Task goal:
Can you transcribe the data exactly? Leave the pictures out.

** start **

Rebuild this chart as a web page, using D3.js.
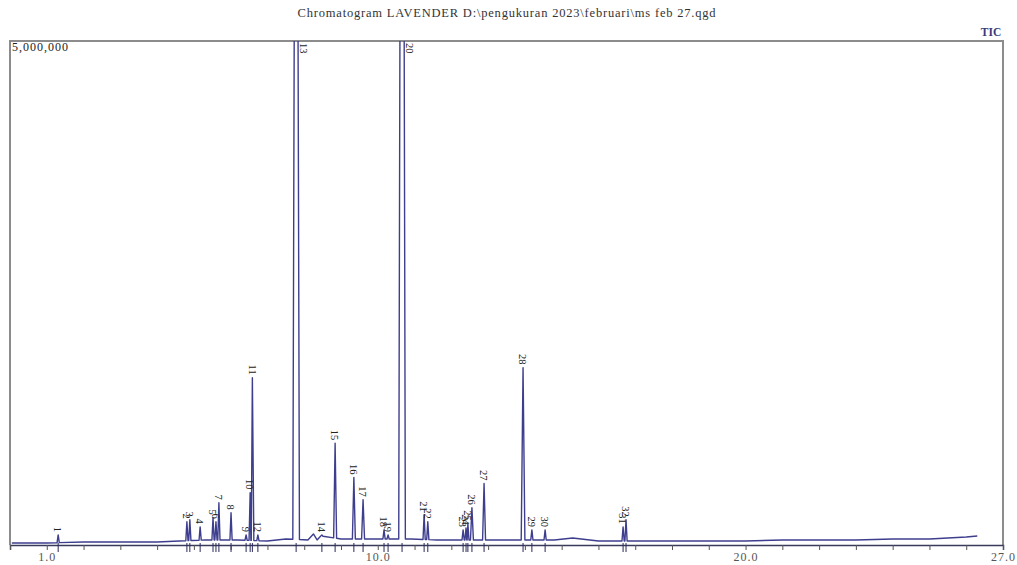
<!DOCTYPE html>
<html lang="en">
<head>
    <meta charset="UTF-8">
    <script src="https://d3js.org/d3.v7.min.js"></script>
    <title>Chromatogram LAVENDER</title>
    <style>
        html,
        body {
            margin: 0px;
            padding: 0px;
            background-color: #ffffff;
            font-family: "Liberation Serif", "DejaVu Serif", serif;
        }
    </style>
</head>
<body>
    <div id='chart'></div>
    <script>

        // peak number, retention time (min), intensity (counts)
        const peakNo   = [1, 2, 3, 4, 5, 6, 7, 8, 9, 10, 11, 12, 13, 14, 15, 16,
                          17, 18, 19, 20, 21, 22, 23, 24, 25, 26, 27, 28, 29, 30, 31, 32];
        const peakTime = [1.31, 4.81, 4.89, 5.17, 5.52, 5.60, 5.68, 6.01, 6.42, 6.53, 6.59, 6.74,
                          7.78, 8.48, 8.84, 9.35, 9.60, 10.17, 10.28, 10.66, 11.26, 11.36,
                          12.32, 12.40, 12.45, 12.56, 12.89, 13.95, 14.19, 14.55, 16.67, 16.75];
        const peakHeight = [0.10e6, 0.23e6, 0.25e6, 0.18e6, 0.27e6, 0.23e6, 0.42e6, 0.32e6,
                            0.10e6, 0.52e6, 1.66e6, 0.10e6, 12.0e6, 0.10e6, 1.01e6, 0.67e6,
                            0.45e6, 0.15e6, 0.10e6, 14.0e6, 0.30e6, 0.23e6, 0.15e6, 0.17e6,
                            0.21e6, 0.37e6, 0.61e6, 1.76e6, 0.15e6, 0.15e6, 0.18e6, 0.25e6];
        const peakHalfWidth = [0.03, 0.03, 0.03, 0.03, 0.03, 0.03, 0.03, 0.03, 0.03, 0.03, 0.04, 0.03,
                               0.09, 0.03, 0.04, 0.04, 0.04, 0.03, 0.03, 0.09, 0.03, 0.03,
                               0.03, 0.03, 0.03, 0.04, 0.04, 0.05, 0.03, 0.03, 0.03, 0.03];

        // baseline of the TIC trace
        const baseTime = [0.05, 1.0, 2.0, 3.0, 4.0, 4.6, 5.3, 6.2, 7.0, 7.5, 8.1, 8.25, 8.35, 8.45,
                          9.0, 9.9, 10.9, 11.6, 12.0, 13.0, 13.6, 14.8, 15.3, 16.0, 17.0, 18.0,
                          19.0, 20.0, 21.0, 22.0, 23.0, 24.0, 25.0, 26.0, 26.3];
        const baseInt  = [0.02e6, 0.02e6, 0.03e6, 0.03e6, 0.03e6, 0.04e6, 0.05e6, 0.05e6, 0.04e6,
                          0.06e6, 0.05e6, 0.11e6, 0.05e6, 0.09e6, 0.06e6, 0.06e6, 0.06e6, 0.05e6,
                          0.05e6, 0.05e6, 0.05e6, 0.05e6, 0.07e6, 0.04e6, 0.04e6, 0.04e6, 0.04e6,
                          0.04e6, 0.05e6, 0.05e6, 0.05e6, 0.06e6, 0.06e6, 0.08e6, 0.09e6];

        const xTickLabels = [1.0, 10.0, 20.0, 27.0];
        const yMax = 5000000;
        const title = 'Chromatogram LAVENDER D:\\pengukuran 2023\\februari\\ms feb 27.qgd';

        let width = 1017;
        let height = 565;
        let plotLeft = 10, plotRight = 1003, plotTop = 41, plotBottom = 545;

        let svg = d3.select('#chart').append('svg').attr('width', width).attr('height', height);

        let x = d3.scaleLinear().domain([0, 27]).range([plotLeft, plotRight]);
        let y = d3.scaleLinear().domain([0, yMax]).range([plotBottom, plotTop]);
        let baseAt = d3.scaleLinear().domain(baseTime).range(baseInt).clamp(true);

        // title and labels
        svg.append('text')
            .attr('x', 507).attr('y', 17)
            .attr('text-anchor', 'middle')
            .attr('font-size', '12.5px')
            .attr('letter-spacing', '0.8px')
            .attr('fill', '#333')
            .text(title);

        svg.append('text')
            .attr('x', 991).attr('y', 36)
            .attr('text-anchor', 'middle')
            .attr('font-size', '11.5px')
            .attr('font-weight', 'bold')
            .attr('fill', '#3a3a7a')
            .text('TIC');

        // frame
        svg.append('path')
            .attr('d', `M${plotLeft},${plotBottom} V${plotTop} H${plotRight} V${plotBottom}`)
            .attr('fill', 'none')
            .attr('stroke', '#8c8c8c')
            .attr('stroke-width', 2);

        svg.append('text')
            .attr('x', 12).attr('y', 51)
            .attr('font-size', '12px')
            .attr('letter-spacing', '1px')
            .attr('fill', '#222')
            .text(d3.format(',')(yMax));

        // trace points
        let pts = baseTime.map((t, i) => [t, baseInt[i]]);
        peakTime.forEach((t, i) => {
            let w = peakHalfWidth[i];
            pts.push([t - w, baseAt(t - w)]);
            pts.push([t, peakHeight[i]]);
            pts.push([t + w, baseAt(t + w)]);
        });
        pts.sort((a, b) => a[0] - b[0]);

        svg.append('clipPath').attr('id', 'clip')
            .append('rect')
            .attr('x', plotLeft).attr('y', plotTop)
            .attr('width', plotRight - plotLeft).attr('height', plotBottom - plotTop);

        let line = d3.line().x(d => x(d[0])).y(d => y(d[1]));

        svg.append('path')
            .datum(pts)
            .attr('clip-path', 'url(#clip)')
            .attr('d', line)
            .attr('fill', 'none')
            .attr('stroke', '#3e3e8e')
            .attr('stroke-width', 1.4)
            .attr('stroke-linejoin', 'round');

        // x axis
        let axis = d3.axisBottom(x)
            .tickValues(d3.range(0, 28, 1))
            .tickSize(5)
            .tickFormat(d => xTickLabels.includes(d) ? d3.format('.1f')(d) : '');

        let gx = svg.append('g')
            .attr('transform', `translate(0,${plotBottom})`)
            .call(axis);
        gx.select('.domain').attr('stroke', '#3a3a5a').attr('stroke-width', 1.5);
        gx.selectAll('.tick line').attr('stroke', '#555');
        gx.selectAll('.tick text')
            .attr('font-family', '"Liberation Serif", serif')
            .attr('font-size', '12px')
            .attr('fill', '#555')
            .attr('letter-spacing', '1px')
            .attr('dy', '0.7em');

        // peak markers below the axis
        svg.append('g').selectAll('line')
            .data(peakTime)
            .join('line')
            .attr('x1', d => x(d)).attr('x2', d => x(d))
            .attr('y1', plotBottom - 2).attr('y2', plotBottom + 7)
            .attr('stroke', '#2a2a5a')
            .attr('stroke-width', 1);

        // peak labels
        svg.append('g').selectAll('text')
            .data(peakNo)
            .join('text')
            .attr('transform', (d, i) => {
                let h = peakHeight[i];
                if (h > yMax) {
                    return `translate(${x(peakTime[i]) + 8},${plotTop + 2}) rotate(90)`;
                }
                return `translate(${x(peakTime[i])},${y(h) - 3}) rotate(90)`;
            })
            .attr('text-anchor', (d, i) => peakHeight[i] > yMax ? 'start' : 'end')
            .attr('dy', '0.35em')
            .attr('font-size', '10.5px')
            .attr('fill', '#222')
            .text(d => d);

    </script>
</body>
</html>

** end **

Written response:
Rebuild this chart as a web page, using D3.js.
<!DOCTYPE html>
<html lang="en">
<head>
    <meta charset="UTF-8">
    <script src="https://d3js.org/d3.v7.min.js"></script>
    <title>Chromatogram LAVENDER</title>
    <style>
        html,
        body {
            margin: 0px;
            padding: 0px;
            background-color: #ffffff;
            font-family: "Liberation Serif", "DejaVu Serif", serif;
        }
    </style>
</head>
<body>
    <div id='chart'></div>
    <script>

        // peak number, retention time (min), intensity (counts)
        const peakNo   = [1, 2, 3, 4, 5, 6, 7, 8, 9, 10, 11, 12, 13, 14, 15, 16,
                          17, 18, 19, 20, 21, 22, 23, 24, 25, 26, 27, 28, 29, 30, 31, 32];
        const peakTime = [1.31, 4.81, 4.89, 5.17, 5.52, 5.60, 5.68, 6.01, 6.42, 6.53, 6.59, 6.74,
                          7.78, 8.48, 8.84, 9.35, 9.60, 10.17, 10.28, 10.66, 11.26, 11.36,
                          12.32, 12.40, 12.45, 12.56, 12.89, 13.95, 14.19, 14.55, 16.67, 16.75];
        const peakHeight = [0.10e6, 0.23e6, 0.25e6, 0.18e6, 0.27e6, 0.23e6, 0.42e6, 0.32e6,
                            0.10e6, 0.52e6, 1.66e6, 0.10e6, 12.0e6, 0.10e6, 1.01e6, 0.67e6,
                            0.45e6, 0.15e6, 0.10e6, 14.0e6, 0.30e6, 0.23e6, 0.15e6, 0.17e6,
                            0.21e6, 0.37e6, 0.61e6, 1.76e6, 0.15e6, 0.15e6, 0.18e6, 0.25e6];
        const peakHalfWidth = [0.03, 0.03, 0.03, 0.03, 0.03, 0.03, 0.03, 0.03, 0.03, 0.03, 0.04, 0.03,
                               0.09, 0.03, 0.04, 0.04, 0.04, 0.03, 0.03, 0.09, 0.03, 0.03,
                               0.03, 0.03, 0.03, 0.04, 0.04, 0.05, 0.03, 0.03, 0.03, 0.03];

        // baseline of the TIC trace
        const baseTime = [0.05, 1.0, 2.0, 3.0, 4.0, 4.6, 5.3, 6.2, 7.0, 7.5, 8.1, 8.25, 8.35, 8.45,
                          9.0, 9.9, 10.9, 11.6, 12.0, 13.0, 13.6, 14.8, 15.3, 16.0, 17.0, 18.0,
                          19.0, 20.0, 21.0, 22.0, 23.0, 24.0, 25.0, 26.0, 26.3];
        const baseInt  = [0.02e6, 0.02e6, 0.03e6, 0.03e6, 0.03e6, 0.04e6, 0.05e6, 0.05e6, 0.04e6,
                          0.06e6, 0.05e6, 0.11e6, 0.05e6, 0.09e6, 0.06e6, 0.06e6, 0.06e6, 0.05e6,
                          0.05e6, 0.05e6, 0.05e6, 0.05e6, 0.07e6, 0.04e6, 0.04e6, 0.04e6, 0.04e6,
                          0.04e6, 0.05e6, 0.05e6, 0.05e6, 0.06e6, 0.06e6, 0.08e6, 0.09e6];

        const xTickLabels = [1.0, 10.0, 20.0, 27.0];
        const yMax = 5000000;
        const title = 'Chromatogram LAVENDER D:\\pengukuran 2023\\februari\\ms feb 27.qgd';

        let width = 1017;
        let height = 565;
        let plotLeft = 10, plotRight = 1003, plotTop = 41, plotBottom = 545;

        let svg = d3.select('#chart').append('svg').attr('width', width).attr('height', height);

        let x = d3.scaleLinear().domain([0, 27]).range([plotLeft, plotRight]);
        let y = d3.scaleLinear().domain([0, yMax]).range([plotBottom, plotTop]);
        let baseAt = d3.scaleLinear().domain(baseTime).range(baseInt).clamp(true);

        // title and labels
        svg.append('text')
            .attr('x', 507).attr('y', 17)
            .attr('text-anchor', 'middle')
            .attr('font-size', '12.5px')
            .attr('letter-spacing', '0.8px')
            .attr('fill', '#333')
            .text(title);

        svg.append('text')
            .attr('x', 991).attr('y', 36)
            .attr('text-anchor', 'middle')
            .attr('font-size', '11.5px')
            .attr('font-weight', 'bold')
            .attr('fill', '#3a3a7a')
            .text('TIC');

        // frame
        svg.append('path')
            .attr('d', `M${plotLeft},${plotBottom} V${plotTop} H${plotRight} V${plotBottom}`)
            .attr('fill', 'none')
            .attr('stroke', '#8c8c8c')
            .attr('stroke-width', 2);

        svg.append('text')
            .attr('x', 12).attr('y', 51)
            .attr('font-size', '12px')
            .attr('letter-spacing', '1px')
            .attr('fill', '#222')
            .text(d3.format(',')(yMax));

        // trace points
        let pts = baseTime.map((t, i) => [t, baseInt[i]]);
        peakTime.forEach((t, i) => {
            let w = peakHalfWidth[i];
            pts.push([t - w, baseAt(t - w)]);
            pts.push([t, peakHeight[i]]);
            pts.push([t + w, baseAt(t + w)]);
        });
        pts.sort((a, b) => a[0] - b[0]);

        svg.append('clipPath').attr('id', 'clip')
            .append('rect')
            .attr('x', plotLeft).attr('y', plotTop)
            .attr('width', plotRight - plotLeft).attr('height', plotBottom - plotTop);

        let line = d3.line().x(d => x(d[0])).y(d => y(d[1]));

        svg.append('path')
            .datum(pts)
            .attr('clip-path', 'url(#clip)')
            .attr('d', line)
            .attr('fill', 'none')
            .attr('stroke', '#3e3e8e')
            .attr('stroke-width', 1.4)
            .attr('stroke-linejoin', 'round');

        // x axis
        let axis = d3.axisBottom(x)
            .tickValues(d3.range(0, 28, 1))
            .tickSize(5)
            .tickFormat(d => xTickLabels.includes(d) ? d3.format('.1f')(d) : '');

        let gx = svg.append('g')
            .attr('transform', `translate(0,${plotBottom})`)
            .call(axis);
        gx.select('.domain').attr('stroke', '#3a3a5a').attr('stroke-width', 1.5);
        gx.selectAll('.tick line').attr('stroke', '#555');
        gx.selectAll('.tick text')
            .attr('font-family', '"Liberation Serif", serif')
            .attr('font-size', '12px')
            .attr('fill', '#555')
            .attr('letter-spacing', '1px')
            .attr('dy', '0.7em');

        // peak markers below the axis
        svg.append('g').selectAll('line')
            .data(peakTime)
            .join('line')
            .attr('x1', d => x(d)).attr('x2', d => x(d))
            .attr('y1', plotBottom - 2).attr('y2', plotBottom + 7)
            .attr('stroke', '#2a2a5a')
            .attr('stroke-width', 1);

        // peak labels
        svg.append('g').selectAll('text')
            .data(peakNo)
            .join('text')
            .attr('transform', (d, i) => {
                let h = peakHeight[i];
                if (h > yMax) {
                    return `translate(${x(peakTime[i]) + 8},${plotTop + 2}) rotate(90)`;
                }
                return `translate(${x(peakTime[i])},${y(h) - 3}) rotate(90)`;
            })
            .attr('text-anchor', (d, i) => peakHeight[i] > yMax ? 'start' : 'end')
            .attr('dy', '0.35em')
            .attr('font-size', '10.5px')
            .attr('fill', '#222')
            .text(d => d);

    </script>
</body>
</html>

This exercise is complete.